SMEpost

Indian SMEs can emulate Germany’s Mittelstand

In Delhi’s Okhla Industrial Area, Sahil, a former tech executive, now runs a medium-size enterprise, manufacturing parts for air-conditioners. Even though his customers include all the well-known Korean and US manufacturers selling in India, life for the tier-1 B-school graduate is never easy given the limited access to financial resources, lack of infrastructure support and a perennial problem of hiring and managing semi-skilled workers. Yet he perseveres, refusing to take the easy option of chucking it all up and going back to a cushy job. He says there is an excitement to building something of his own from the ground up that neutralizes the pain of being a part of India’s long-neglected Small and Medium Enterprises (SME) sector.

He isn’t the only one. In the hugely indebted steel sector, a Mumbai-based rolling mill is not only debt-free but is also planning to upgrade technology through internal accruals.
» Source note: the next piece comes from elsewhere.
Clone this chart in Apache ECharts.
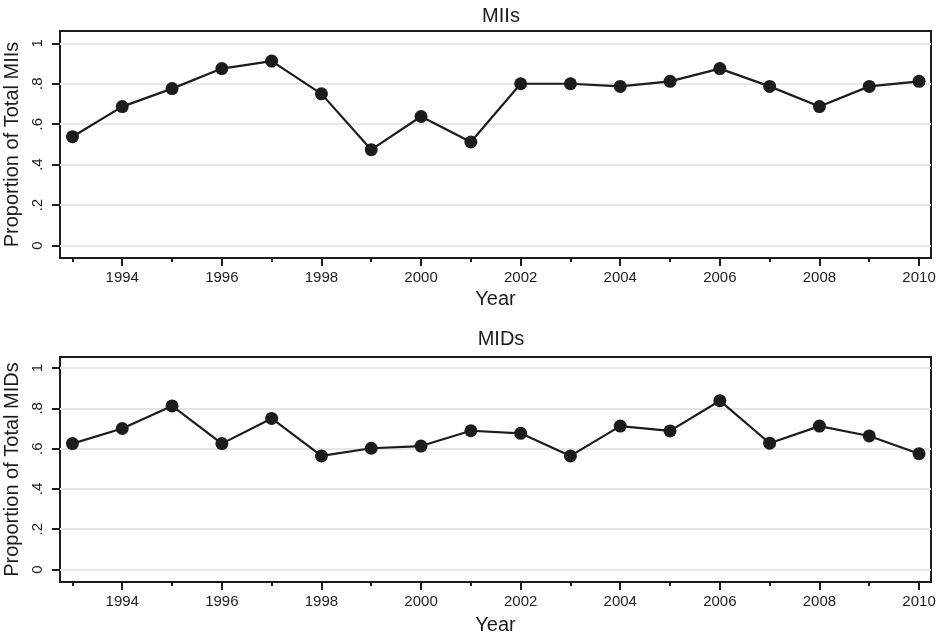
<!DOCTYPE html>
<html>
<head>
<meta charset="utf-8">
<script src="https://cdn.jsdelivr.net/npm/echarts@6/dist/echarts.min.js"></script>
<style>html,body{margin:0;padding:0;background:#fff}#c{width:938px;height:640px}</style>
</head>
<body>
<div id="c"></div>
<script>
const years = [1993,1994,1995,1996,1997,1998,1999,2000,2001,2002,2003,2004,2005,2006,2007,2008,2009,2010];
const miis = [0.538,0.687,0.776,0.875,0.912,0.750,0.474,0.638,0.512,0.800,0.800,0.787,0.812,0.875,0.787,0.687,0.787,0.812];
const mids = [0.625,0.700,0.812,0.625,0.750,0.564,0.602,0.613,0.689,0.676,0.564,0.712,0.688,0.838,0.627,0.712,0.663,0.575];
const yTicks = [0,0.2,0.4,0.6,0.8,1];
const xMajor = [1994,1996,1998,2000,2002,2004,2006,2008,2010];
const xMinor = [1993,1995,1997,1999,2001,2003,2005,2007,2009];
const panelTitles = ['MIIs','MIDs'];
const yTitles = ['Proportion of Total MIIs','Proportion of Total MIDs'];
const xTitle = 'Year';

const FONT = 'Liberation Sans, Arial, sans-serif';
const INK = '#1c1c1c';
const chart = echarts.init(document.getElementById('c'), null, {renderer:'canvas'});

const grids = [
  {left:60, top:31, right:7, height:227, show:true, borderColor:INK, borderWidth:2, backgroundColor:'transparent', containLabel:false, outerBoundsMode:'none'},
  {left:60, top:357, right:7, height:225, show:true, borderColor:INK, borderWidth:2, backgroundColor:'transparent', containLabel:false, outerBoundsMode:'none'}
];
const yRanges = [[-0.062,1.061],[-0.062,1.055]];
const xNameGaps = [31, 33];
function yFmt(v){ if(v===0) return '0'; if(v===1) return '1'; return String(v).replace(/^0\./,'.'); }

const xAxes = [], yAxes = [], series = [];
[0,1].forEach(i=>{
  xAxes.push({
    type:'value', gridIndex:i, min:1992.75, max:2010.24, position:'bottom',
    name:xTitle, nameLocation:'middle', nameGap:xNameGaps[i],
    nameTextStyle:{fontFamily:FONT, fontSize:20, color:INK},
    axisLine:{show:false, onZero:false},
    axisTick:{show:true, length:8, lineStyle:{color:INK, width:2}, customValues:xMajor},
    axisLabel:{show:true, customValues:xMajor, margin:12, fontFamily:FONT, fontSize:15, color:INK, formatter:v=>String(v)},
    splitLine:{show:false}
  });
  xAxes.push({
    type:'value', gridIndex:i, min:1992.75, max:2010.24, position:'bottom',
    axisLine:{show:false, onZero:false},
    axisTick:{show:true, length:4, lineStyle:{color:INK, width:2}, customValues:xMinor},
    axisLabel:{show:false},
    splitLine:{show:false}
  });
  yAxes.push({
    type:'value', gridIndex:i, min:yRanges[i][0], max:yRanges[i][1], position:'left',
    name:yTitles[i], nameLocation:'middle', nameRotate:90, nameGap:29,
    nameTextStyle:{fontFamily:FONT, fontSize:20, color:INK},
    axisLine:{show:false, onZero:false},
    axisTick:{show:true, inside:false, length:8, lineStyle:{color:INK, width:2}, customValues:yTicks},
    axisLabel:{show:true, customValues:yTicks, rotate:90, margin:15, fontFamily:FONT, fontSize:15, color:INK, formatter:yFmt},
    splitLine:{show:true, lineStyle:{color:'#e6e6e6', width:2}}
  });
  const vals = i===0 ? miis : mids;
  series.push({
    type:'line', xAxisIndex:i*2, yAxisIndex:i,
    data: years.map((y,k)=>[y, vals[k]]),
    symbol:'circle', symbolSize:13, showAllSymbol:true,
    lineStyle:{color:INK, width:2.2}, itemStyle:{color:INK},
    animation:false, z:5
  });
});

chart.setOption({
  animation:false,
  backgroundColor:'#fff',
  title:[
    {text:panelTitles[0], left:496, top:1, textAlign:'center', textStyle:{fontFamily:FONT, fontSize:20, fontWeight:'normal', color:INK}},
    {text:panelTitles[1], left:496, top:324, textAlign:'center', textStyle:{fontFamily:FONT, fontSize:20, fontWeight:'normal', color:INK}}
  ],
  grid:grids, xAxis:xAxes, yAxis:yAxes, series:series
});
</script>
</body>
</html>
In Chennai, a 20-year old SME uses collagen technologies to make highly specialized products for use in treating burns and surgical haemostasis while a Jalandhar-based company has been distributing auto spare parts of major manufacturers for over 80 years.

Some common threads run through a number of such units. Most of them are in niche areas, are run by owners who are increasingly qualified and well-educated and they are mostly unlisted companies. These are the unsung heroes of India’s growth over the last two decades, boosting it in good times and providing the anchor in bad times. They constitute India’s Mittelstand, the micro, small and medium enterprises sector, which contributes nearly 8% of the country’s GDP, 45% of its manufacturing and 40% of its exports. More pertinently they also provide the largest share of employment after agriculture.

The numbers though, could be better, much better. In Germany, the Mittelstand, which make up over 90% of all German firms, account for nearly 52% of the country’s GDP. That’s possible in India too provided we get off our obsession with large-cap companies as well as the new-age start-ups looking to be the next unicorn. But for that they will need some help from the government. Which is what Union Finance Minister Arun Jaitley has tried to do in the latest budget by cutting the corporate tax rate for SMEs with less than Rs50 crore of revenue to 25% from 30% earlier. Jaitley also announced marginal relief in income tax for small businesses with revenue of up to Rs2 crore.

These paltry concessions, hard won as they are, should just about mitigate the gloom that demonetization had plunged them into. Lacking in financial and political clout, they bear the brunt of petty officialdom even as they cope with the vagaries of a constantly changing business environment. What’s worse, realizing payments from large companies who are customers is a tall order. Credit periods are inordinately long and often extended arbitrarily. With only 5% of SMEs having access to bank credit, this severely crimps operations and inhibits necessary expansion.

What keeps them going is their traditional conservatism as well as a degree of commitment to the business not seen in many an e-commerce founder, happy to see his stake, and role, drop to minuscule levels, in quest of private equity. With free cash flow as their business mantra, under-banked and under-served simply because none of the stakeholders lends to them, these men and women know that the price of taking their eyes off the profit and loss statement can be extinction, which is why it is important for them to stay in control.

In all of this, they also hold valuable lessons for today’s new breed of entrepreneurs. Instead of starting off with dreams of hockey stick valuations and floundering in the process, India’s wannabe entrepreneurs would do well to first aim to be well-run small enterprises.